The drugs flow through Thailand, but then sweep out to the Asia-Pacific, officials say.
In mid-May, the Australian Border Force found 316 kilograms of ice with a street value of nearly $80 million packed inside a shipment of immersion heaters and barbecues originating from a Thai port.
But changes in production are most immediately felt by Myanmar’s neighbors.
Laos is the poor, landlocked Communist-run neighbor to Myanmar’s Shan State, where most of the meth is manufactured.
It is the key route into the Golden Triangle for precursor chemicals, as well as the main exit point for the end product — the highly addictive synthetic drugs to the Asia-Pacific market.
Authorities there recently revealed a seizure of 200 tons of precursors. The stash included 72 tons of made-in-China propionyl chloride, a new ingredient or a “pre-precursor” transported through Vietnam and captured in Bokeo, Laos, the gateway to Myanmar drug factories.
“You can only imagine the amount of drugs that volume of precursors can make,” a Laos official told VOA News on the condition of anonymity.
Curse of the precursors
The highly flammable liquid is not banned — unlike traditional meth staples ephedrine and pseudoephedrine (used in cold remedies) — and its appearance heading into the Golden Triangle shows the ability of drug networks to “shift gears,” said Jeremy Douglas, regional representative with the U.N.’s Office of Drugs and Crime.
“They have long been creative smugglers, but they are now bypassing stringent chemical controls and producing precursors using pre-precursors — not easy, and it signals sophistication and knowledge not seen elsewhere,” Douglas said.
Precursors pose a complicated cross-border challenge, with some controlled, others entirely legal in normal industrial use.
Thailand is a major entry point for the huge tonnage needed by the drug production zones but struggles to keep on top of the flow of containers full of chemicals — an issue only likely to get worse as infrastructure improves.
Drug traffickers exploit “loopholes” in customs’ laws, a Thai drug official told VOA News, requesting anonymity.
“We’re a transit point, so customs has no authority to open the container for inspection without a warrant, or at least a good reason,” the official said.
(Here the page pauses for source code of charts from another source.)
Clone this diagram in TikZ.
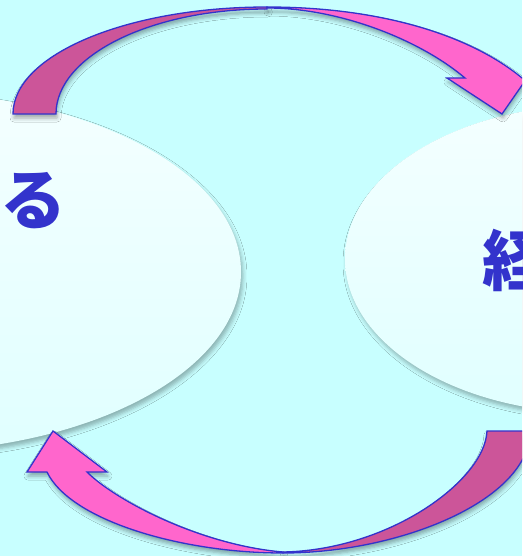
\documentclass[tikz,border=0pt]{standalone}
\usepackage{fontspec}
\newfontfamily\jpfont{Noto Sans CJK JP}
\usetikzlibrary{shapes.geometric,shadows.blur}
\definecolor{bg}{HTML}{C8FFFF}
\definecolor{ellA}{HTML}{F4FFFF}
\definecolor{ellB}{HTML}{E0FFFF}
\definecolor{pinkD}{HTML}{CC5599}
\definecolor{pinkL}{HTML}{FF66CC}
\definecolor{edgeblue}{HTML}{3333CC}
\tikzset{
  bubble/.style={shape=ellipse, draw=none, inner sep=0pt, top color=ellA, bottom color=ellB,
    blur shadow={shadow xshift=2pt, shadow yshift=-4pt, shadow blur radius=4pt, shadow opacity=30}},
  label/.style={font=\jpfont\bfseries\fontsize{66}{66}\selectfont, text=edgeblue, inner sep=0pt},
  arrshadow/.style={blur shadow={shadow xshift=1pt, shadow yshift=-4pt, shadow blur radius=4pt, shadow opacity=35}},
  face/.style={draw=edgeblue, line width=1.3pt, line join=miter},
  topdark/.style={insert path={(13,114) .. controls (13,54.9) and (126.7,7) .. (267,7)
      -- (267,9) .. controls (150.5,9) and (56,56) .. (56,114) -- cycle}},
  toplight/.style={insert path={(267,7) .. controls (380,7) and (470,35) .. (522,78)
      -- (527,78) -- (502,114) -- (447,78) -- (465,78)
      .. controls (420,40) and (340,8) .. (267,8) -- cycle}},
  botdark/.style={insert path={(487,431) -- (530,431) .. controls (530,500) and (400,553) .. (283,553)
      -- (283,552) .. controls (390,550) and (485,480) .. (487,431) -- cycle}},
  botlight/.style={insert path={(283,553) .. controls (180,553) and (70,520) .. (47,472)
      -- (27,472) -- (53,431) -- (107,472) -- (87,472)
      .. controls (115,500) and (200,545) .. (283,552) -- cycle}},
}
\begin{document}
\begin{tikzpicture}[x=1pt, y=-1pt]
\useasboundingbox (0,0) rectangle (522,556);
\clip (0,0) rectangle (522,556);
\fill[bg] (0,0) rectangle (522,556);
% ellipses
\node[bubble, minimum width=682pt, minimum height=360pt] (leftell) at (-100,272) {};
\node[bubble, minimum width=500pt, minimum height=308pt] (rightell) at (595,259) {};
% texts
\node[label, anchor=east] (lefttext) at (67,200) {する};
\node[label, anchor=west] (righttext) at (482,260) {経};
% arrow shadows
\path[arrshadow, topdark];
\path[arrshadow, toplight];
\path[arrshadow, botdark];
\path[arrshadow, botlight];
% arrow faces
\filldraw[face, fill=pinkD, topdark];
\filldraw[face, fill=pinkL, toplight];
\filldraw[face, fill=pinkD, botdark];
\filldraw[face, fill=pinkL, botlight];
\end{tikzpicture}
\end{document}
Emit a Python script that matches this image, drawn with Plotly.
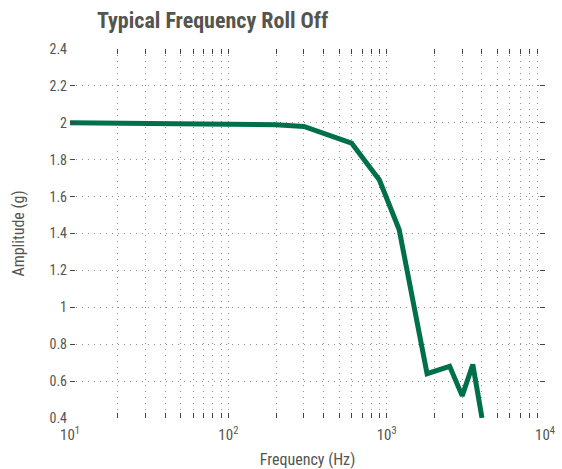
import plotly.graph_objects as go

freq_hz = [10, 100, 200, 300, 600, 900, 1200, 1800, 2500, 3000, 3500, 4000]
amplitude_g = [2.0, 1.995, 1.99, 1.98, 1.89, 1.69, 1.42, 0.64, 0.68, 0.52, 0.69, 0.40]

x_tick_vals = [m * 10 ** e for e in range(1, 4) for m in range(1, 10)] + [10000]
major_labels = {10: "10<sup>1</sup>", 100: "10<sup>2</sup>", 1000: "10<sup>3</sup>", 10000: "10<sup>4</sup>"}
x_tick_text = [major_labels.get(v, "") for v in x_tick_vals]

y_tick_vals = [0.4, 0.6, 0.8, 1.0, 1.2, 1.4, 1.6, 1.8, 2.0, 2.2, 2.4]
y_tick_text = ["0.4", "0.6", "0.8", "1", "1.2", "1.4", "1.6", "1.8", "2", "2.2", "2.4"]

FONT = "Roboto Condensed, Roboto, sans-serif"
GRAY = "#555550"

fig = go.Figure()
fig.add_trace(go.Scatter(
    x=freq_hz, y=amplitude_g, mode="lines",
    line=dict(color="#00704A", width=5),
    hoverinfo="skip", showlegend=False,
))

fig.update_layout(
    width=562, height=469,
    margin=dict(l=70, r=17, t=49, b=51),
    paper_bgcolor="white", plot_bgcolor="white",
    font=dict(family=FONT, color=GRAY, size=14),
    title=dict(
        text="<b>Typical Frequency Roll Off</b>",
        font=dict(family=FONT, size=22, color=GRAY),
        xref="container", yref="container",
        x=97 / 562, xanchor="left",
        y=1 - 20 / 469, yanchor="middle",
    ),
)

grid_kw = dict(showgrid=True, gridcolor="#8f8f8f", gridwidth=1, griddash="1px,5px")

fig.update_xaxes(
    type="log", range=[1, 4], automargin=False,
    tickmode="array", tickvals=x_tick_vals, ticktext=x_tick_text,
    ticks="inside", ticklen=5, tickcolor="#444", tickwidth=1,
    mirror="ticks", showline=False, zeroline=False,
    tickfont=dict(size=15, color=GRAY), ticklabelstandoff=6,
    title=dict(text="Frequency (Hz)", font=dict(size=16, color=GRAY), standoff=12),
    **grid_kw,
)

fig.update_yaxes(
    range=[0.4, 2.4], automargin=False,
    tickmode="array", tickvals=y_tick_vals, ticktext=y_tick_text,
    ticks="inside", ticklen=5, tickcolor="#444", tickwidth=1,
    mirror="ticks", showline=False, zeroline=False,
    tickfont=dict(size=14, color=GRAY), ticklabelstandoff=2,
    title=dict(text="Amplitude (g)", font=dict(size=16, color=GRAY), standoff=20),
    **grid_kw,
)

fig.write_html("out.html", config={"displayModeBar": False},
               post_script="document.body.style.margin='0';")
“So, these precursors are unloaded at the port onto trucks set for Laos with no problems.”
The same Thai ports — especially Laem Chabang in the eastern seaboard — are being used to move the finished product of crystal meth out to the most expensive markets.
The recent Australian meth haul was traced to a boat that left Laem Chabang.
As Myanmar slumps deeper into chaos, and armed rebel groups hunt money to stockpile guns to fight the army known as the Tatmadaw, drug experts say stemming the flow of precursors is the only way to slow drug production.
Until then, regional police fear the flow of drugs from the Golden Triangle is going to worsen, with the crime bosses at the apex of an estimated trade worth up to $60 billion a year so rich and connected they remain beyond arrest.
“You can never really take down these networks,” Montree Yimyam, commissioner of Thailand’s Narcotics Suppression Bureau, told reporters.